Human-Based Leadership Rewarded: Employees Strike to Reinstate Former CEO

September 4, 2014

Human-Based Leadership Rewarded: Employees Strike to Reinstate Former CEO

America’s history is marked with strikes led by under-valued workers demanding treatment as humans instead of a faceless workforce. When grocery store employees decided to strike for two months, the news was ordinary – except that the protest was in support of their former CEO.

After Labor Day weekend, Fast Company posted an article by Jessica Leber about a victory for Market Basket employees – the board approved the ousted and beloved CEO, Arthur T. Demoulas, to again control the business.

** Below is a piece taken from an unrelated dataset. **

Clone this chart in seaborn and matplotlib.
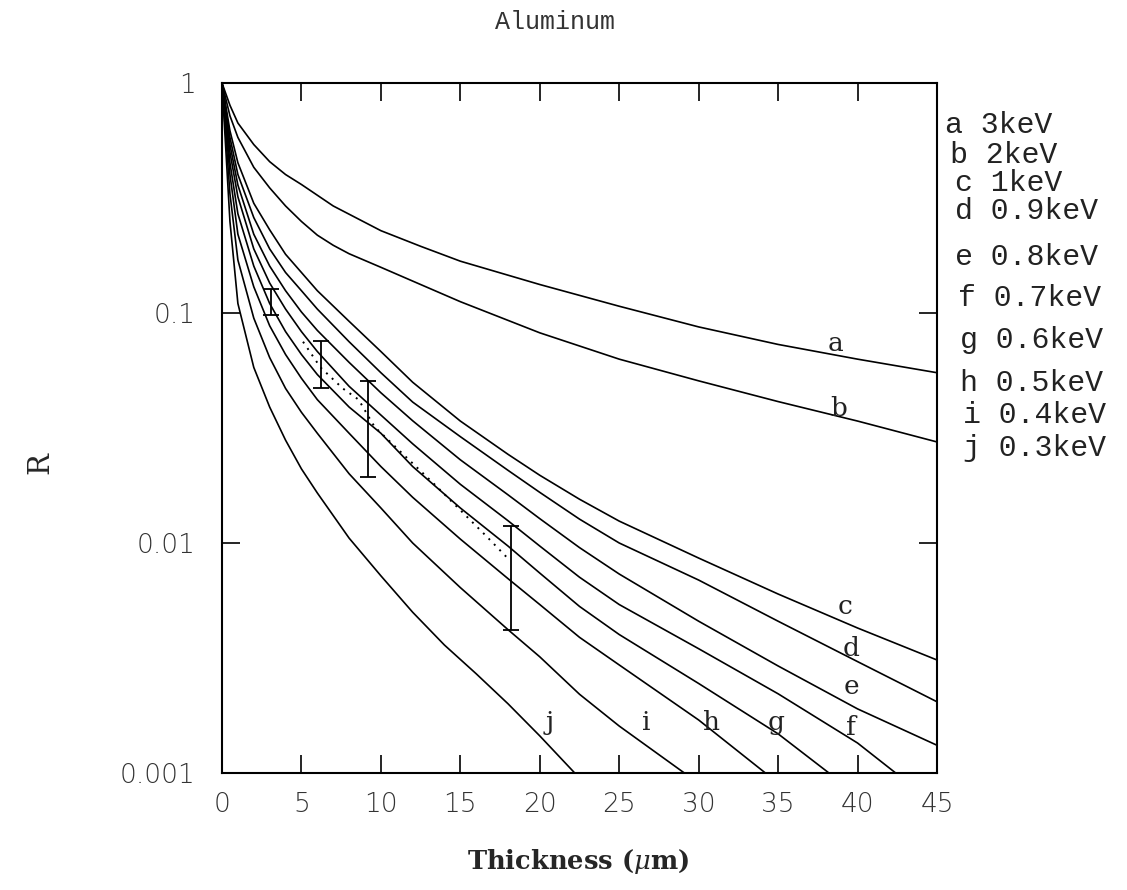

Throughout the community, T. Demoulas was respected for treating employees with dignity — he invested profit shares to the happiness of employees, knew long-term staff by name and called employees during times of misfortune.

T. Demoulas was removed from his position as CEO of Market Basket when his cousin, Arthur S. Demoulas, won control of the New England grocery chain during a court battle. S. Demoulas wasn’t evil, but he fell into a common pitfall – running a business for the sole benefit of shareholders. Employees and customers ended the strike and boycott when Market Basket’s board allowed T. Demoulas to purchase a majority share of stock, thus reinstating his role as CEO.

At first glance, the lesson of the strike may appear to be to treat employees well, so employees can protect the c-suite jobs. The real lesson is simple – live by the golden rule. By treating others as they wish to be treated, destructive elements such as greed, distrust and fear are kept at bay. Instead, employees trust their employer and feel safe in their position of employment.

The widely known Hierarchy of Human Needs by Abraham Maslow reinforces the importance to meet employees’ physiological and safety needs. When employees’ do not fear their job or life, they naturally progress to higher achievement and ultimately, self-actualization. This process leads to innovation, high rates of production, loyalty, creativity and leadership. The company is set free of many barriers, opening doors of opportunity.

Employees value feelings of safety and achievement, and are willing to take risks to retain/reinstate human values. Such loyalty can carry organizations through crises, launch periods of innovation, and for Market Basket, reinstate a CEO.